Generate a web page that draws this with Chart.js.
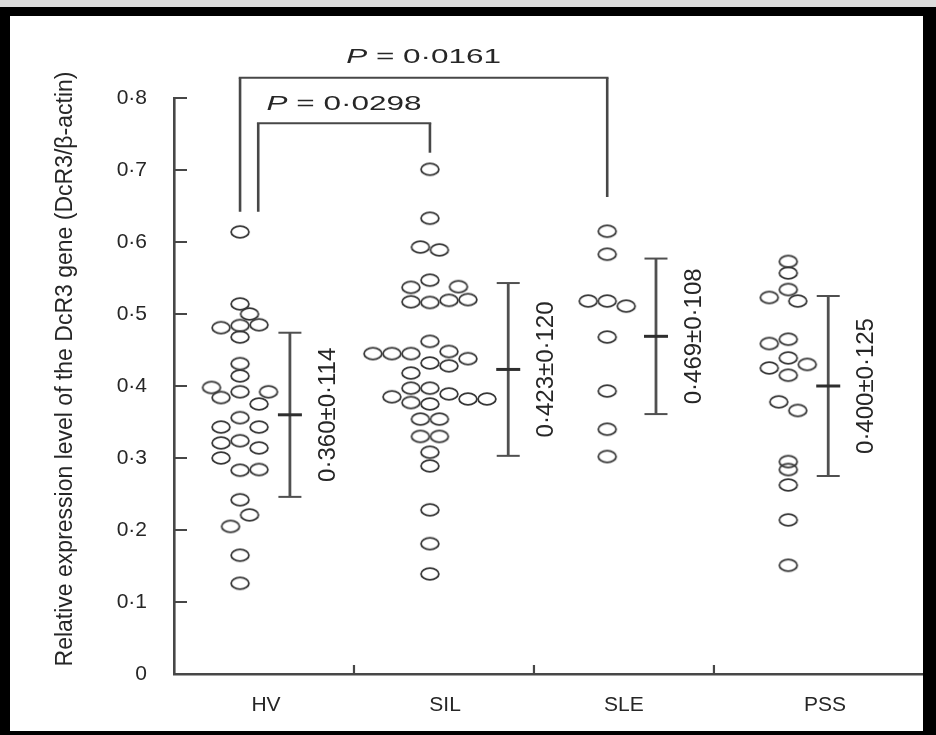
<!DOCTYPE html>
<html><head><meta charset="utf-8">
<script src="https://cdn.jsdelivr.net/npm/chart.js@4.4.0/dist/chart.umd.min.js"></script>
<style>html,body{margin:0;padding:0;background:#fff;} canvas{display:block;}</style>
</head><body>
<canvas id="c" width="936" height="735" style="width:936px;height:735px"></canvas>
<script>
// ---------------- data ----------------
const categories = ['HV', 'SIL', 'SLE', 'PSS'];
const yTickValues = [0, 0.1, 0.2, 0.3, 0.4, 0.5, 0.6, 0.7, 0.8];
const yTickLabels = ['0', '0·1', '0·2', '0·3', '0·4', '0·5', '0·6', '0·7', '0·8'];
const yTitle = 'Relative expression level of the DcR3 gene (DcR3/β-actin)';

const hvValues = [0.614, 0.514, 0.500, 0.481, 0.484, 0.485, 0.468, 0.431, 0.414, 0.398, 0.384, 0.392, 0.392, 0.375,
                  0.356, 0.343, 0.343, 0.321, 0.324, 0.314, 0.300, 0.283, 0.284, 0.242, 0.221, 0.205, 0.165, 0.126];
const hvCols   = [0, 0, 0.5, -1, 0, 1, 0, 0, 0, -1.5, -1, 0, 1.5, 1,
                  0, -1, 1, -1, 0, 1, -1, 0, 1, 0, 0.5, -0.5, 0, 0];

const silValues = [0.701, 0.633, 0.593, 0.589, 0.547, 0.537, 0.538, 0.517, 0.516, 0.519, 0.520, 0.462, 0.445, 0.445,
                   0.445, 0.448, 0.438, 0.432, 0.428, 0.418, 0.397, 0.397, 0.385, 0.389, 0.382, 0.382, 0.377, 0.375,
                   0.354, 0.354, 0.330, 0.330, 0.308, 0.289, 0.228, 0.181, 0.139];
const silCols   = [0, 0, -0.5, 0.5, 0, -1, 1.5, -1, 0, 1, 2, 0, -3, -2,
                   -1, 1, 2, 0, 1, -1, -1, 0, -2, 1, 2, 3, -1, 0,
                   -0.5, 0.5, -0.5, 0.5, 0, 0, 0, 0, 0];

const sleValues = [0.615, 0.583, 0.518, 0.518, 0.511, 0.468, 0.393, 0.340, 0.302];
const sleCols   = [0, 0, -1, 0, 1, 0, 0, 0, 0];

const pssValues = [0.573, 0.557, 0.534, 0.523, 0.518, 0.459, 0.465, 0.439, 0.430, 0.425, 0.415, 0.378, 0.366,
                   0.295, 0.284, 0.2625, 0.214, 0.151];
const pssCols   = [0, 0, 0, -1, 0.5, -1, 0, 0, 1, -1, 0, -0.5, 0.5, 0, 0, 0, 0, 0];

const means = [0.360, 0.423, 0.469, 0.400];
const sds   = [0.114, 0.120, 0.108, 0.125];

const comparisonPairs = [[0, 2], [0, 1]];
const pValues = ['0·0161', '0·0298'];

// ---------------- layout (positions / styles) ----------------
const L = {
  xMax: 4.156,
  dotCenters: [0.367, 1.422, 2.407, 3.413],
  barX: [0.644, 1.857, 2.678, 3.635],
  labelX: [0.511, 1.506, 2.5, 3.617],
  boundaries: [1, 2, 3],
  dotStep: 0.1056,
  statOffsetPx: 38,
  brackets: [
    {x1: 0.367, x2: 2.407, y: 0.828, d1: 0.642, d2: 0.6625, ty: 0.857},
    {x1: 0.468, x2: 1.422, y: 0.765, d1: 0.642, d2: 0.724, ty: 0.791}
  ],
  titleX: 66, titleY: 369
};
const INK = '#262626';
const LINE = '#474747';
const FONT = '"Liberation Sans", Arial, Helvetica, sans-serif';

function ring() {
  const c = document.createElement('canvas');
  c.width = 22; c.height = 16;
  const g = c.getContext('2d');
  g.strokeStyle = '#363636';
  g.lineWidth = 1.8;
  g.beginPath();
  g.ellipse(11, 8, 8.9, 5.8, 0, 0, Math.PI * 2);
  g.stroke();
  return c;
}
const RING = ring();

const groups = [[hvValues, hvCols], [silValues, silCols], [sleValues, sleCols], [pssValues, pssCols]];
const datasets = groups.map(([vals, cols], g) => ({
  label: categories[g],
  data: vals.map((v, i) => ({x: L.dotCenters[g] + cols[i] * L.dotStep, y: v})),
  pointStyle: RING,
  pointRadius: 9,
  showLine: false
}));

const fmt = v => v.toFixed(3).replace('.', '·');

const decor = {
  id: 'decor',
  beforeDraw(chart) {
    const ctx = chart.ctx;
    ctx.save();
    ctx.fillStyle = '#000';
    ctx.fillRect(0, 0, chart.width, chart.height);
    ctx.fillStyle = '#dcdcdc';
    ctx.fillRect(0, 0, chart.width, 7);
    ctx.fillStyle = '#fff';
    ctx.fillRect(10, 16, 913, 715);
    ctx.restore();
  },
  afterDraw(chart) {
    const ctx = chart.ctx;
    const xs = chart.scales.x, ys = chart.scales.y;
    const area = chart.chartArea;
    const X = v => xs.getPixelForValue(v);
    const Y = v => ys.getPixelForValue(v);
    ctx.save();
    ctx.strokeStyle = LINE;
    ctx.lineCap = 'butt';
    // inward ticks
    ctx.lineWidth = 2;
    yTickValues.forEach(v => {
      if (v === 0) return;
      const y = Y(v);
      ctx.beginPath(); ctx.moveTo(area.left, y); ctx.lineTo(area.left + 13, y); ctx.stroke();
    });
    ctx.lineWidth = 2.2;
    L.boundaries.forEach(b => {
      const x = X(b);
      ctx.beginPath(); ctx.moveTo(x, area.bottom); ctx.lineTo(x, area.bottom - 9); ctx.stroke();
    });
    // error bars and labels
    means.forEach((m, g) => {
      const x = X(L.barX[g]);
      const yt = Y(m + sds[g]), yb = Y(m - sds[g]), ym = Y(m);
      ctx.strokeStyle = '#505050';
      ctx.lineWidth = 2.8;
      ctx.beginPath(); ctx.moveTo(x, yt); ctx.lineTo(x, yb); ctx.stroke();
      ctx.lineWidth = 2;
      ctx.beginPath(); ctx.moveTo(x - 11.5, yt); ctx.lineTo(x + 11.5, yt); ctx.stroke();
      ctx.beginPath(); ctx.moveTo(x - 11.5, yb); ctx.lineTo(x + 11.5, yb); ctx.stroke();
      ctx.strokeStyle = '#2e2e2e';
      ctx.lineWidth = 3;
      ctx.beginPath(); ctx.moveTo(x - 12, ym); ctx.lineTo(x + 12, ym); ctx.stroke();
      ctx.save();
      ctx.translate(x + L.statOffsetPx, ym);
      ctx.rotate(-Math.PI / 2);
      ctx.fillStyle = INK;
      ctx.font = '24px ' + FONT;
      ctx.textAlign = 'center';
      ctx.textBaseline = 'middle';
      ctx.fillText(fmt(m) + '±' + fmt(sds[g]), 0, 0);
      ctx.restore();
    });
    // brackets
    ctx.strokeStyle = LINE;
    L.brackets.forEach((b, k) => {
      const x1 = X(b.x1), x2 = X(b.x2), y = Y(b.y);
      ctx.lineWidth = 2.6;
      ctx.beginPath(); ctx.moveTo(x1, Y(b.d1)); ctx.lineTo(x1, y); ctx.stroke();
      ctx.beginPath(); ctx.moveTo(x2, Y(b.d2)); ctx.lineTo(x2, y); ctx.stroke();
      ctx.lineWidth = 2;
      ctx.beginPath(); ctx.moveTo(x1 - 1.3, y); ctx.lineTo(x2 + 1.3, y); ctx.stroke();
      // P label
      const cx = (x1 + x2) / 2, cy = Y(b.ty);
      const sx = 1.5;
      ctx.font = 'italic 21px ' + FONT;
      const wP = ctx.measureText('P').width;
      ctx.font = '21px ' + FONT;
      const rest = ' = ' + pValues[k];
      const wR = ctx.measureText(rest).width;
      ctx.save();
      ctx.translate(cx - (wP + wR) * sx / 2, cy);
      ctx.scale(sx, 1);
      ctx.fillStyle = INK;
      ctx.textBaseline = 'middle';
      ctx.textAlign = 'left';
      ctx.font = 'italic 21px ' + FONT;
      ctx.fillText('P', 0, 0);
      ctx.font = '21px ' + FONT;
      ctx.fillText(rest, wP, 0);
      ctx.restore();
    });
    // y title
    ctx.save();
    ctx.translate(L.titleX, L.titleY);
    ctx.rotate(-Math.PI / 2);
    ctx.fillStyle = INK;
    ctx.font = '23px ' + FONT;
    ctx.textAlign = 'center';
    ctx.textBaseline = 'middle';
    ctx.fillText(yTitle, 0, 0);
    ctx.restore();
    ctx.restore();
  }
};

new Chart(document.getElementById('c'), {
  type: 'scatter',
  data: {datasets},
  options: {
    responsive: false,
    animation: false,
    devicePixelRatio: 1,
    layout: {padding: {top: 98, right: 14, bottom: 0, left: 0}},
    plugins: {legend: {display: false}, tooltip: {enabled: false}},
    scales: {
      x: {
        type: 'linear', min: 0, max: L.xMax,
        afterBuildTicks: s => { s.ticks = L.labelX.map(v => ({value: v})); },
        afterFit: s => { s.height = 61; },
        grid: {display: false},
        border: {display: true, color: LINE, width: 2.4},
        ticks: {
          autoSkip: false, maxRotation: 0, padding: 11,
          color: INK, font: {size: 21, family: FONT},
          callback: (v, i) => categories[i]
        }
      },
      y: {
        type: 'linear', min: 0, max: 0.8,
        afterBuildTicks: s => { s.ticks = yTickValues.map(v => ({value: v})); },
        afterFit: s => { s.width = 174; },
        grid: {display: false},
        border: {display: true, color: LINE, width: 2.6},
        ticks: {
          padding: 19, color: INK, font: {size: 21, family: FONT},
          callback: (v, i) => yTickLabels[i]
        }
      }
    }
  },
  plugins: [decor]
});
</script>
</body></html>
########
PROBLEM TO WORK ON – Please repeat exactly the data above from its first line to the line that contains "0.5, -0.5, 0, 0];", inclusive, and leave every picture out.

ANSWER TO THE TASK –
Generate a web page that draws this with Chart.js.
<!DOCTYPE html>
<html><head><meta charset="utf-8">
<script src="https://cdn.jsdelivr.net/npm/chart.js@4.4.0/dist/chart.umd.min.js"></script>
<style>html,body{margin:0;padding:0;background:#fff;} canvas{display:block;}</style>
</head><body>
<canvas id="c" width="936" height="735" style="width:936px;height:735px"></canvas>
<script>
// ---------------- data ----------------
const categories = ['HV', 'SIL', 'SLE', 'PSS'];
const yTickValues = [0, 0.1, 0.2, 0.3, 0.4, 0.5, 0.6, 0.7, 0.8];
const yTickLabels = ['0', '0·1', '0·2', '0·3', '0·4', '0·5', '0·6', '0·7', '0·8'];
const yTitle = 'Relative expression level of the DcR3 gene (DcR3/β-actin)';

const hvValues = [0.614, 0.514, 0.500, 0.481, 0.484, 0.485, 0.468, 0.431, 0.414, 0.398, 0.384, 0.392, 0.392, 0.375,
                  0.356, 0.343, 0.343, 0.321, 0.324, 0.314, 0.300, 0.283, 0.284, 0.242, 0.221, 0.205, 0.165, 0.126];
const hvCols   = [0, 0, 0.5, -1, 0, 1, 0, 0, 0, -1.5, -1, 0, 1.5, 1,
                  0, -1, 1, -1, 0, 1, -1, 0, 1, 0, 0.5, -0.5, 0, 0];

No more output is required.